§ **Task brief**:
Retype the lines from the first one in the records down to the line containing "const cx = d => x(d) + x.bandwidth() / 2;", counting both, and leave out any pictures.

§ **Raw data**:

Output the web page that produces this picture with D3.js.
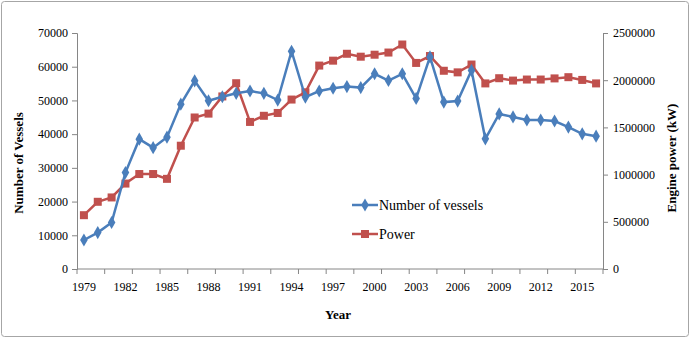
<!DOCTYPE html>
<html>
<head>
<meta charset="utf-8">
<script src="https://cdn.jsdelivr.net/npm/d3@7"></script>
<style>
  body { margin: 0; background: #fff; }
  svg { font-family: "Liberation Serif", "Times New Roman", serif; }
</style>
</head>
<body>
<div id="chart"></div>
<script>
const years = d3.range(1979, 2017);
const vessels = [8600, 10800, 13800, 28600, 38500, 36000, 39100, 48900, 55800, 49900,
  51100, 52100, 52800, 52100, 50100, 64600, 51000, 52800, 53600, 54100,
  53800, 57900, 55900, 57900, 50600, 62900, 49500, 49800, 58900, 38600,
  46000, 45100, 44200, 44200, 43900, 42100, 40100, 39400];
const power = [570000, 712000, 758000, 905000, 1006000, 1006000, 955000, 1306000, 1605000, 1646000,
  1828000, 1968000, 1558000, 1623000, 1653000, 1795000, 1872000, 2155000, 2207000, 2280000,
  2249000, 2270000, 2293000, 2378000, 2183000, 2256000, 2100000, 2083000, 2166000, 1966000,
  2021000, 1996000, 2007000, 2007000, 2019000, 2032000, 2003000, 1966000];
const leftTicks = d3.range(0, 70001, 10000);
const rightTicks = d3.range(0, 2500001, 500000);
const yearLabels = years.filter((y, i) => i % 3 === 0);

const width = 691, height = 339;
const plot = { left: 77, right: 603, top: 33, bottom: 269 };
const blue = "#4a7ebb", red = "#c0504d", axisColor = "#868686";

const svg = d3.select("#chart").append("svg")
  .attr("width", width)
  .attr("height", height);

// outer border
svg.append("rect")
  .attr("x", 1.5).attr("y", 1.5)
  .attr("width", width - 4).attr("height", height - 4)
  .attr("rx", 3)
  .attr("fill", "#fff")
  .attr("stroke", "#a6a6a6");

const x = d3.scaleBand().domain(years).range([plot.left, plot.right]);
const yL = d3.scaleLinear().domain([0, 70000]).range([plot.bottom, plot.top]);
const yR = d3.scaleLinear().domain([0, 2500000]).range([plot.bottom, plot.top]);
const cx = d => x(d) + x.bandwidth() / 2;

// left axis
const gl = svg.append("g").attr("transform", `translate(${plot.left},0)`)
  .call(d3.axisLeft(yL).tickValues(leftTicks).tickFormat(d3.format("d")).tickSizeOuter(0).tickSize(5).tickPadding(4));
// right axis
const gr = svg.append("g").attr("transform", `translate(${plot.right},0)`)
  .call(d3.axisRight(yR).tickValues(rightTicks).tickFormat(d3.format("d")).tickSizeOuter(0).tickSize(5).tickPadding(5));
// x axis: ticks at every second category boundary, labels every third year
const boundaries = d3.range(0, years.length + 1, 2).map(i => plot.left + i * x.step());
const gx = svg.append("g").attr("transform", `translate(0,${plot.bottom})`);
gx.append("line").attr("x1", plot.left).attr("x2", plot.right);
gx.selectAll(".tk").data(boundaries).join("line")
  .attr("class", "tk")
  .attr("x1", d => d).attr("x2", d => d)
  .attr("y1", 0).attr("y2", 5);
gx.selectAll("text").data(yearLabels).join("text")
  .attr("x", d => cx(d))
  .attr("y", 22)
  .attr("text-anchor", "middle")
  .text(d => d);

[gl, gr, gx].forEach(g => {
  g.selectAll("path, line").attr("stroke", axisColor);
  g.selectAll("text").attr("fill", "#000").style("font-size", "12px")
    .style("font-family", "'Liberation Serif', 'Times New Roman', serif");
});

// axis titles
svg.append("text")
  .attr("transform", `translate(23,163) rotate(-90)`)
  .attr("text-anchor", "middle")
  .style("font-size", "13px").style("font-weight", "bold")
  .text("Number of Vessels");
svg.append("text")
  .attr("transform", `translate(676,158) rotate(-90)`)
  .attr("text-anchor", "middle")
  .style("font-size", "13px").style("font-weight", "bold")
  .text("Engine power (kW)");
svg.append("text")
  .attr("x", 338).attr("y", 319)
  .attr("text-anchor", "middle")
  .style("font-size", "13px").style("font-weight", "bold")
  .text("Year");

// lines
const lineL = d3.line().x((d, i) => cx(years[i])).y(d => yL(d));
const lineR = d3.line().x((d, i) => cx(years[i])).y(d => yR(d));

svg.append("path").attr("d", lineR(power))
  .attr("fill", "none").attr("stroke", red).attr("stroke-width", 2.5);
svg.selectAll(".sq").data(power).join("rect")
  .attr("class", "sq")
  .attr("x", (d, i) => cx(years[i]) - 4)
  .attr("y", d => yR(d) - 4)
  .attr("width", 8).attr("height", 8)
  .attr("fill", red);

svg.append("path").attr("d", lineL(vessels))
  .attr("fill", "none").attr("stroke", blue).attr("stroke-width", 2.5);
const diamond = d3.symbol().type(d3.symbolDiamond).size(50);
svg.selectAll(".dm").data(vessels).join("path")
  .attr("class", "dm")
  .attr("transform", (d, i) => `translate(${cx(years[i])},${yL(d)})`)
  .attr("d", diamond)
  .attr("fill", blue);

// legend
const legend = svg.append("g").attr("transform", "translate(352,0)");
const items = [
  { name: "Number of vessels", color: blue, y: 205, mark: "d" },
  { name: "Power", color: red, y: 234, mark: "s" }
];
items.forEach(it => {
  legend.append("line")
    .attr("x1", 0).attr("x2", 26)
    .attr("y1", it.y).attr("y2", it.y)
    .attr("stroke", it.color).attr("stroke-width", 2.5);
  if (it.mark === "d") {
    legend.append("path").attr("d", diamond)
      .attr("transform", `translate(13,${it.y})`).attr("fill", it.color);
  } else {
    legend.append("rect").attr("x", 9).attr("y", it.y - 4)
      .attr("width", 8).attr("height", 8).attr("fill", it.color);
  }
  legend.append("text")
    .attr("x", 27).attr("y", it.y + 5)
    .style("font-size", "14px")
    .text(it.name);
});
</script>
</body>
</html>
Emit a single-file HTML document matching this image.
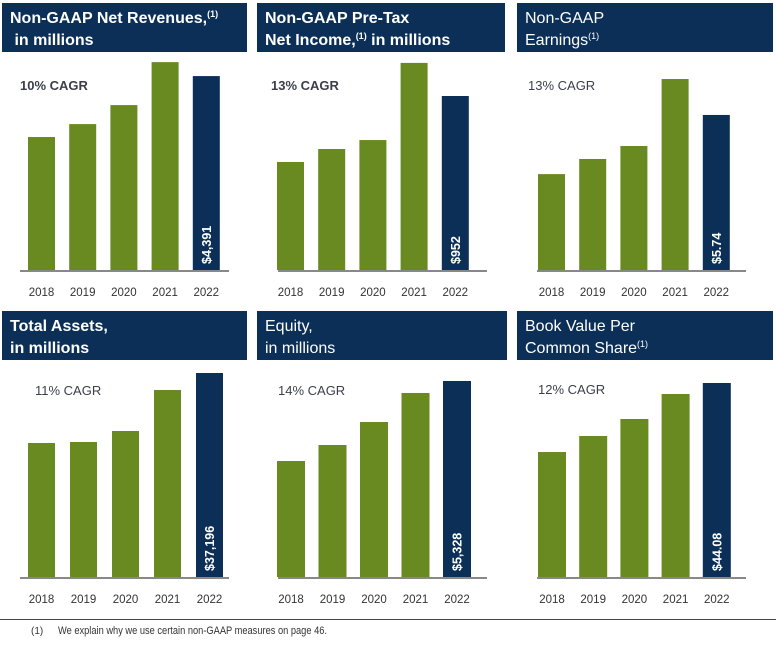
<!DOCTYPE html>
<html><head><meta charset="utf-8"><style>
html,body{margin:0;padding:0;background:#fff;}
body{width:776px;height:640px;overflow:hidden;font-family:"Liberation Sans",sans-serif;}
</style></head><body>
<svg id="c" width="776" height="640" xmlns="http://www.w3.org/2000/svg"></svg>
<script>
const years = ["2018","2019","2020","2021","2022"];
const revenues = [3011, 3304, 3734, 4707, 4391];
const pretax = [591, 662, 711, 1133, 952];
const earnings = [3.55, 4.11, 4.59, 7.07, 5.74];
const assets = [24433, 24615, 26621, 34097, 37196];
const equity = [3153, 3588, 4213, 5002, 5328];
const bookValue = [28.40, 32.04, 35.90, 41.58, 44.08];
const valueLabels = ["$4,391", "$952", "$5.74", "$37,196", "$5,328", "$44.08"];
const cagrLabels = ["10% CAGR", "13% CAGR", "13% CAGR", "11% CAGR", "14% CAGR", "12% CAGR"];
const titles = [
  ["Non-GAAP Net Revenues,", " in millions"],
  ["Non-GAAP Pre-Tax", "Net Income,", " in millions"],
  ["Non-GAAP", "Earnings"],
  ["Total Assets,", "in millions"],
  ["Equity,", "in millions"],
  ["Book Value Per", "Common Share"]
];
const domainMax = [4710, 1138, 7.70, 37196, 5545, 46.35];

const NS = "http://www.w3.org/2000/svg";
const svg = document.getElementById("c");
function mk(tag, attrs, parent) {
  const e = document.createElementNS(NS, tag);
  for (const k in attrs) e.setAttribute(k, attrs[k]);
  (parent || svg).appendChild(e);
  return e;
}
const panels = [
  {x:0, hx:2, hw:245, hy:3, base:270, plotH:208, data:revenues, cx:20, cy:90, bold:true, pitch:41.2, bw:27, b0:28},
  {x:258, hx:257, hw:248, hy:3, base:270, plotH:208, data:pretax, cx:13, cy:90, bold:true, pitch:41.2, bw:27, b0:19},
  {x:517, hx:517, hw:256, hy:3, base:270, plotH:208, data:earnings, cx:11, cy:90, bold:false, pitch:41.2, bw:27, b0:21},
  {x:0, hx:2, hw:245, hy:311, base:577, plotH:204, data:assets, cx:35, cy:395, bold:false, pitch:42, bw:27, b0:28},
  {x:258, hx:257, hw:250, hy:311, base:577, plotH:204, data:equity, cx:20, cy:395, bold:false, pitch:41.5, bw:28, b0:19},
  {x:517, hx:517, hw:256, hy:311, base:577, plotH:204, data:bookValue, cx:21, cy:394, bold:false, pitch:41.2, bw:28, b0:21}
];
const slug = ["net-revenues","pretax-income","earnings","total-assets","equity","book-value"];
panels.forEach((p, i) => {
  const g = mk("g", {});
  
  
  const hdr = mk("rect", {x:p.hx, y:p.hy, width:p.hw, height:49, fill:"#0b2f57"}, g);
  
  
  const lines = titles[i];
  const boldTitle = (i < 2 || i === 3);
  const t = mk("text", {x:p.hx + 8, y:p.hy + 20, fill:"#fff", "font-size":"16", "font-weight": boldTitle ? "bold" : "normal"}, g);
  
  
  if (i === 1) {
    const a = mk("tspan", {x:p.hx + 8, y:p.hy + 20}, t); a.textContent = lines[0];
    const b = mk("tspan", {x:p.hx + 8, y:p.hy + 42}, t); b.textContent = lines[1];
    const s = mk("tspan", {"font-size":"9", dy:"-6"}, t); s.textContent = "(1)";
    const c = mk("tspan", {dy:"6"}, t); c.textContent = lines[2];
  } else {
    const a = mk("tspan", {x:p.hx + 8, y:p.hy + 20}, t); a.textContent = lines[0];
    if (i === 0) { const s = mk("tspan", {"font-size":"9", dy:"-6"}, t); s.textContent = "(1)"; }
    const b = mk("tspan", {x:p.hx + 8, y:p.hy + 42}, t); b.textContent = lines[1];
    if (i === 2 || i === 5) { const s = mk("tspan", {"font-size":"9", dy:"-6"}, t); s.textContent = "(1)"; }
  }
  const cg = mk("text", {x:p.x + p.cx, y:p.cy, fill:"#3a3f4a", "font-size":"13", "font-weight": p.bold ? "bold" : "normal"}, g);
  cg.textContent = cagrLabels[i];
  
  
  const yScale = v => p.base - v / domainMax[i] * p.plotH;
  const xScale = k => p.x + p.b0 + k * p.pitch;
  p.data.forEach((v, k) => {
    const y = yScale(v);
    const r = mk("rect", {x:xScale(k), y:y, width:p.bw, height:p.base - y, fill: k === 4 ? "#0b2f57" : "#688a20"}, g);
    
    
    const yl = mk("text", {x:xScale(k) + p.bw / 2, y:p.base + 26, "text-anchor":"middle", fill:"#333", "font-size":"11.5"}, g);
    yl.textContent = years[k];
    
    
  });
  const ax = mk("line", {x1:p.x + 20, x2:p.x + 229, y1:p.base + 1, y2:p.base + 1, stroke:"#888", "stroke-width":"2"}, g);
  
  
  const lx = xScale(4) + p.bw / 2 + 4.5, ly = p.base - 6;
  const vl = mk("text", {x:lx, y:ly, fill:"#fff", "font-size":"12.5", "font-weight":"bold", transform:"rotate(-90 " + lx + " " + ly + ")"}, g);
  vl.textContent = valueLabels[i];
  
  
});
const fl = mk("line", {x1:0, x2:776, y1:619.5, y2:619.5, stroke:"#444", "stroke-width":"1"});


const fn = mk("text", {x:31, y:634, fill:"#333", "font-size":"11"});


const f1 = mk("tspan", {"font-size":"10"}, fn); f1.textContent = "(1)";
const f2 = mk("tspan", {x:58, textLength:"269", lengthAdjust:"spacingAndGlyphs"}, fn); f2.textContent = "We explain why we use certain non-GAAP measures on page 46.";
</script>
</body></html>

§ **In response**:
Output the web page that produces this picture with D3.js.
<!DOCTYPE html>
<html>
<head>
<meta charset="utf-8">
<script src="https://cdn.jsdelivr.net/npm/d3@7"></script>
<style>
  body { margin: 0; background: #fff; }
  svg { font-family: "Liberation Serif", "Times New Roman", serif; }
</style>
</head>
<body>
<div id="chart"></div>
<script>
const years = d3.range(1979, 2017);
const vessels = [8600, 10800, 13800, 28600, 38500, 36000, 39100, 48900, 55800, 49900,
  51100, 52100, 52800, 52100, 50100, 64600, 51000, 52800, 53600, 54100,
  53800, 57900, 55900, 57900, 50600, 62900, 49500, 49800, 58900, 38600,
  46000, 45100, 44200, 44200, 43900, 42100, 40100, 39400];
const power = [570000, 712000, 758000, 905000, 1006000, 1006000, 955000, 1306000, 1605000, 1646000,
  1828000, 1968000, 1558000, 1623000, 1653000, 1795000, 1872000, 2155000, 2207000, 2280000,
  2249000, 2270000, 2293000, 2378000, 2183000, 2256000, 2100000, 2083000, 2166000, 1966000,
  2021000, 1996000, 2007000, 2007000, 2019000, 2032000, 2003000, 1966000];
const leftTicks = d3.range(0, 70001, 10000);
const rightTicks = d3.range(0, 2500001, 500000);
const yearLabels = years.filter((y, i) => i % 3 === 0);

const width = 691, height = 339;
const plot = { left: 77, right: 603, top: 33, bottom: 269 };
const blue = "#4a7ebb", red = "#c0504d", axisColor = "#868686";

const svg = d3.select("#chart").append("svg")
  .attr("width", width)
  .attr("height", height);

// outer border
svg.append("rect")
  .attr("x", 1.5).attr("y", 1.5)
  .attr("width", width - 4).attr("height", height - 4)
  .attr("rx", 3)
  .attr("fill", "#fff")
  .attr("stroke", "#a6a6a6");

const x = d3.scaleBand().domain(years).range([plot.left, plot.right]);
const yL = d3.scaleLinear().domain([0, 70000]).range([plot.bottom, plot.top]);
const yR = d3.scaleLinear().domain([0, 2500000]).range([plot.bottom, plot.top]);
const cx = d => x(d) + x.bandwidth() / 2;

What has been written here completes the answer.